The exercise: List each line of the data that holds the string "this".

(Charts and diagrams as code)
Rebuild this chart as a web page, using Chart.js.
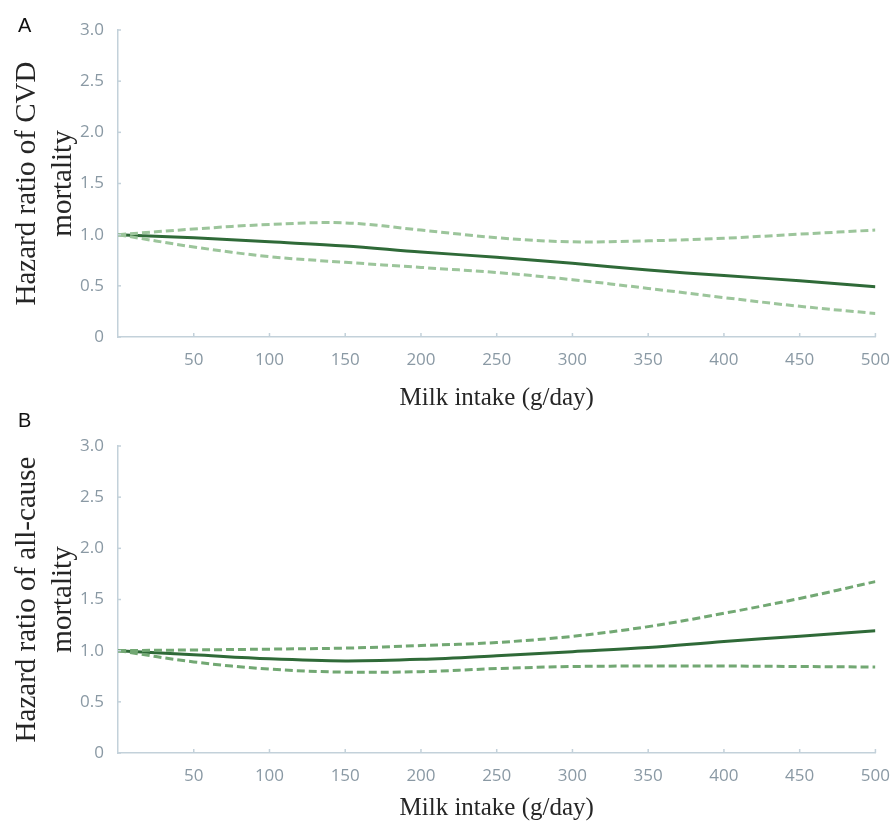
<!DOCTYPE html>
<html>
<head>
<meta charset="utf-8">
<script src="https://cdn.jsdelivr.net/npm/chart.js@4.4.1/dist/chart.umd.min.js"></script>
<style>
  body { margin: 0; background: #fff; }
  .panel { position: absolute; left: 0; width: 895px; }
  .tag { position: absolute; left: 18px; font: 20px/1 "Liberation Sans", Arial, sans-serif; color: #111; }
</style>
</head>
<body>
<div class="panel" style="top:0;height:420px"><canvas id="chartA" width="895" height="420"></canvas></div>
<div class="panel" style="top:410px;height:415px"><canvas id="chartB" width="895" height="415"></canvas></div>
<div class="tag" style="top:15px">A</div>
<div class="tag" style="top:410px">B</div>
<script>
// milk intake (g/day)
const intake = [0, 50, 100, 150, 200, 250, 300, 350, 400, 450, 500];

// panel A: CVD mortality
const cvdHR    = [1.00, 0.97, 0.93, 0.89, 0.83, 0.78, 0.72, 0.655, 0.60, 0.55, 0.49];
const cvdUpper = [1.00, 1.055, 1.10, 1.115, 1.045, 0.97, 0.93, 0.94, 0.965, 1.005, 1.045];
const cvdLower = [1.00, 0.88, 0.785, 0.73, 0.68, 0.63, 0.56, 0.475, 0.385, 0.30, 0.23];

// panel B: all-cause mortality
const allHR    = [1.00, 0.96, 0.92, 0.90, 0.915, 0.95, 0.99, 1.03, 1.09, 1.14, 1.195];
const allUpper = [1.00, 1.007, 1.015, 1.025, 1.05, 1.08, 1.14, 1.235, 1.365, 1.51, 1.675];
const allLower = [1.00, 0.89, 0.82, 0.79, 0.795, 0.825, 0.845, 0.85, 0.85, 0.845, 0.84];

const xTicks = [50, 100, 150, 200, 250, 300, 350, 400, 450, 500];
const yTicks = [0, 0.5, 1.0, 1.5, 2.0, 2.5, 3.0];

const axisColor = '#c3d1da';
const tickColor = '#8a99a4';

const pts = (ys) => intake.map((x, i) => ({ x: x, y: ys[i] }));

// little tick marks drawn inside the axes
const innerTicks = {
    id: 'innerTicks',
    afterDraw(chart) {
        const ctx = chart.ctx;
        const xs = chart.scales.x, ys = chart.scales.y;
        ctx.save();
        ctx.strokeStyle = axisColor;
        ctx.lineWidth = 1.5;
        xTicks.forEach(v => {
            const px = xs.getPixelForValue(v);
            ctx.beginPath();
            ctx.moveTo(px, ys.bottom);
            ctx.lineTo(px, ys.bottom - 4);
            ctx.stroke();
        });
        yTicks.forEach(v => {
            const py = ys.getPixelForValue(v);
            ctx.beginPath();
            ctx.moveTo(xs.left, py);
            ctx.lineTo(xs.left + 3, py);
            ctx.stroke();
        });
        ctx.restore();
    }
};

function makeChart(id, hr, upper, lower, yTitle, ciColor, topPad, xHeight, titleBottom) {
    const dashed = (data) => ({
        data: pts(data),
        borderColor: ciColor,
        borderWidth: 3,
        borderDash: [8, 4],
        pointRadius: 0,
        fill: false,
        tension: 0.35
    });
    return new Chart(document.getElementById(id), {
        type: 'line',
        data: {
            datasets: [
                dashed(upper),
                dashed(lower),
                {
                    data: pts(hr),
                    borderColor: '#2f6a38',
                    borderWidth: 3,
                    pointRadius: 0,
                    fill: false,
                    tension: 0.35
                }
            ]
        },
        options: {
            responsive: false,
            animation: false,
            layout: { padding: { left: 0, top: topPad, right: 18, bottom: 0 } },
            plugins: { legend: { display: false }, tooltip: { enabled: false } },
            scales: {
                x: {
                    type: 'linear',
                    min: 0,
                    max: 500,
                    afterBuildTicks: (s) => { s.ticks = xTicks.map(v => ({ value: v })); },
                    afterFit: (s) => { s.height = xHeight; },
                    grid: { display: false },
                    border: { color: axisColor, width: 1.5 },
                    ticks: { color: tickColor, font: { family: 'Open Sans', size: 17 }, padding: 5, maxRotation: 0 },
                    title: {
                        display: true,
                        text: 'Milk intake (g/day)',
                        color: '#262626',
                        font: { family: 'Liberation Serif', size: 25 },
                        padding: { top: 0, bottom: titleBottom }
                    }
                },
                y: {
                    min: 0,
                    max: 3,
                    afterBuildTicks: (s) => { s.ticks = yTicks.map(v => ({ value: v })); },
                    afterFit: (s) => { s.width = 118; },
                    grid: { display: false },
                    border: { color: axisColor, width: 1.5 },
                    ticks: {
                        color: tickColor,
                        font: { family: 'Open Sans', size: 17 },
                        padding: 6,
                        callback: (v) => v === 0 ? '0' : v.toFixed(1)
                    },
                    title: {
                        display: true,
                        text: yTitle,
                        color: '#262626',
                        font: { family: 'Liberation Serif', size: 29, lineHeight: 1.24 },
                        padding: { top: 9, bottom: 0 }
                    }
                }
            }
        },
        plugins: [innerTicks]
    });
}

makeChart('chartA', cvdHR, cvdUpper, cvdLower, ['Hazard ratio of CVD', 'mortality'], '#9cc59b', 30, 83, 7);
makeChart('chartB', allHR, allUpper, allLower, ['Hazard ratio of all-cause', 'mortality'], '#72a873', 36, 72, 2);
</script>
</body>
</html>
...
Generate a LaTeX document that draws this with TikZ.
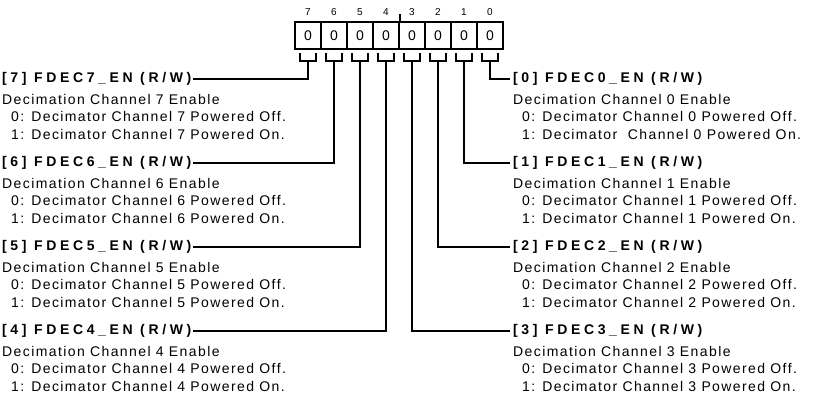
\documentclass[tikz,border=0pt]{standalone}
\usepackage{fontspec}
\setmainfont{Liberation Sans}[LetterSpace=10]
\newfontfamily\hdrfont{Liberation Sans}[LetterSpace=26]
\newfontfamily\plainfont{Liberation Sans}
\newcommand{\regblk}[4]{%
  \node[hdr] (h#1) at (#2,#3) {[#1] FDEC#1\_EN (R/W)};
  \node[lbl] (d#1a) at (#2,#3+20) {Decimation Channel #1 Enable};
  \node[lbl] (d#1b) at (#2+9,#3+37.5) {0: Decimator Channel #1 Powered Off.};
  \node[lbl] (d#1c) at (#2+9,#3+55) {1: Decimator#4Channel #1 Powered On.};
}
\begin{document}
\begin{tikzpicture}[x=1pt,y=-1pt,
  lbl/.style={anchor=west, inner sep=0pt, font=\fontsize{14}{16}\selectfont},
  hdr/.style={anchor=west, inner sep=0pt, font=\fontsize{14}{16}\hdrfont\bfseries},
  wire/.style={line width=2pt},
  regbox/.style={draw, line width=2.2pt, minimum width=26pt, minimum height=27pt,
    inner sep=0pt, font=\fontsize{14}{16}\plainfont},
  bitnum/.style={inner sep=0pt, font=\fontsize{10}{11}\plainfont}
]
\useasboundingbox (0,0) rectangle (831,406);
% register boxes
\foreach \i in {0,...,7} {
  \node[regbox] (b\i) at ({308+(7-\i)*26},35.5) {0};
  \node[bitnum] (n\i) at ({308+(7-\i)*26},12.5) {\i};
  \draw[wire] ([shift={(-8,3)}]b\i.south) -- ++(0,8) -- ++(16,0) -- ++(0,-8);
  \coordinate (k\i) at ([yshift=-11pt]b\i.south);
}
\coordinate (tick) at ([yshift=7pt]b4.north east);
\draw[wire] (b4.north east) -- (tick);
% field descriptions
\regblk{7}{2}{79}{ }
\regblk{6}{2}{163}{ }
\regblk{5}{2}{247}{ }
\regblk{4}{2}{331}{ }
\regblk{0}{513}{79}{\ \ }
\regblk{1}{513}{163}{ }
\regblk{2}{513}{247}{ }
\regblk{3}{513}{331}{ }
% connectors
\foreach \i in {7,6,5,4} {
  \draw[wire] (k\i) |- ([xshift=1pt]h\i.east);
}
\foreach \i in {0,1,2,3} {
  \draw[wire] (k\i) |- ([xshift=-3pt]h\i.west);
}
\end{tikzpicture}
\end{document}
---
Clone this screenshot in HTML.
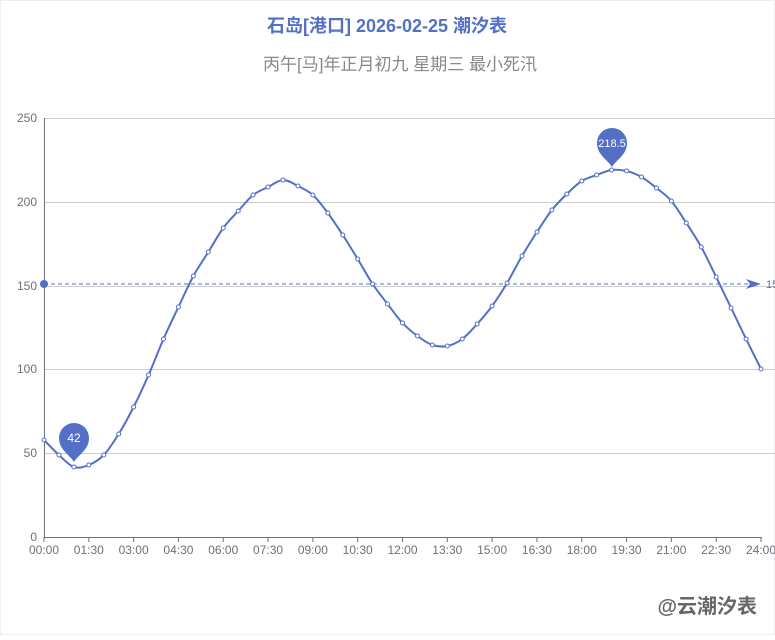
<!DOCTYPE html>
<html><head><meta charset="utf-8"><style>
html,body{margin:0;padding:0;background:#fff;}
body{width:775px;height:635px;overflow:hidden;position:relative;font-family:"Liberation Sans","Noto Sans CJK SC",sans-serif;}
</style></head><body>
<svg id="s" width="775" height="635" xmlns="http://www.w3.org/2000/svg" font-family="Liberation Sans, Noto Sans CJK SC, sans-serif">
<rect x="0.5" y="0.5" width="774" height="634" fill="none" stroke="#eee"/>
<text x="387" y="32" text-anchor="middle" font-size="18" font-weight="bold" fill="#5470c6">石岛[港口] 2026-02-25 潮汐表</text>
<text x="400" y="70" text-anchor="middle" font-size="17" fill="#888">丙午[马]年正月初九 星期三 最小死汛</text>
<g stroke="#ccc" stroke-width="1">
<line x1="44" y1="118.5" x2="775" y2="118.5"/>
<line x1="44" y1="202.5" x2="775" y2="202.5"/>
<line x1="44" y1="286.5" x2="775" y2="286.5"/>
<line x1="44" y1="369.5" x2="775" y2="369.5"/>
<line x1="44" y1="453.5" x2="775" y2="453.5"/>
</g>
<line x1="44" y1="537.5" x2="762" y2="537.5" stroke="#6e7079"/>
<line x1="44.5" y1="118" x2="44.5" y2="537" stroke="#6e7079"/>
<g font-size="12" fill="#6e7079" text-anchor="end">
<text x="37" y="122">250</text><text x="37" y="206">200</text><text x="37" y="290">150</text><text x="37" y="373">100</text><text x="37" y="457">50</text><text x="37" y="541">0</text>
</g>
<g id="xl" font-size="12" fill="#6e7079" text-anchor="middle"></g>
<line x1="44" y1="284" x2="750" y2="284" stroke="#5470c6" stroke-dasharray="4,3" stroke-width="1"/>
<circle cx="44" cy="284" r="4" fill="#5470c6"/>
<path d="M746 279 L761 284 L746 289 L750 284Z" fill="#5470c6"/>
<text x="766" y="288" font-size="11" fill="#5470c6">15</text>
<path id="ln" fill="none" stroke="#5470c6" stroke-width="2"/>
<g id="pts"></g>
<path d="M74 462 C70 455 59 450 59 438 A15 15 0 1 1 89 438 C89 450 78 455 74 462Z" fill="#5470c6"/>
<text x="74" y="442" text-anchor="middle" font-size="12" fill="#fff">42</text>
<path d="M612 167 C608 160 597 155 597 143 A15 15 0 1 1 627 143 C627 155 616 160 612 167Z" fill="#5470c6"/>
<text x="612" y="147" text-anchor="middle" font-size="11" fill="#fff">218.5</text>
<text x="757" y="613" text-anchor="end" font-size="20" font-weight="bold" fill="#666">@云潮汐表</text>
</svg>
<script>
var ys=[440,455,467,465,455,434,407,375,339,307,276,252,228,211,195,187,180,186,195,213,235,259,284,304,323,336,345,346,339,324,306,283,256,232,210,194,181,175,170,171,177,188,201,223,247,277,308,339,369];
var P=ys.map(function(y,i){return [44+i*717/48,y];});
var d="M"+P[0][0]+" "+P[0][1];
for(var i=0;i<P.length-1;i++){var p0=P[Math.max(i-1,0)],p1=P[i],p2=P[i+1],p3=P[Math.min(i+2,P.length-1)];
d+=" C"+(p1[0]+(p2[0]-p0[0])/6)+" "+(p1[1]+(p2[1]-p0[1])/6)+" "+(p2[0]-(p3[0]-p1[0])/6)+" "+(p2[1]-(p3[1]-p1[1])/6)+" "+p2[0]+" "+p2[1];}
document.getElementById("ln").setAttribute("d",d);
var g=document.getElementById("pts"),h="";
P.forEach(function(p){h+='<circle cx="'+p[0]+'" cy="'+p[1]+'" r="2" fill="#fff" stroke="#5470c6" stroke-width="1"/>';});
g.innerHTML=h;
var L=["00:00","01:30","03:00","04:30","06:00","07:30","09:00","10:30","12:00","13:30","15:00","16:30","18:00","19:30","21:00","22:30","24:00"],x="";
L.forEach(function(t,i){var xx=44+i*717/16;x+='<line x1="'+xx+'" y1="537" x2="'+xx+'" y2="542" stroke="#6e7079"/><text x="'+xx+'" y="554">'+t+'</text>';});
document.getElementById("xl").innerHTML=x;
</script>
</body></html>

Result:
Rebuild this chart as a web page, using Chart.js.
Generate a LaTeX document that draws this with TikZ.
Clone this screenshot in HTML.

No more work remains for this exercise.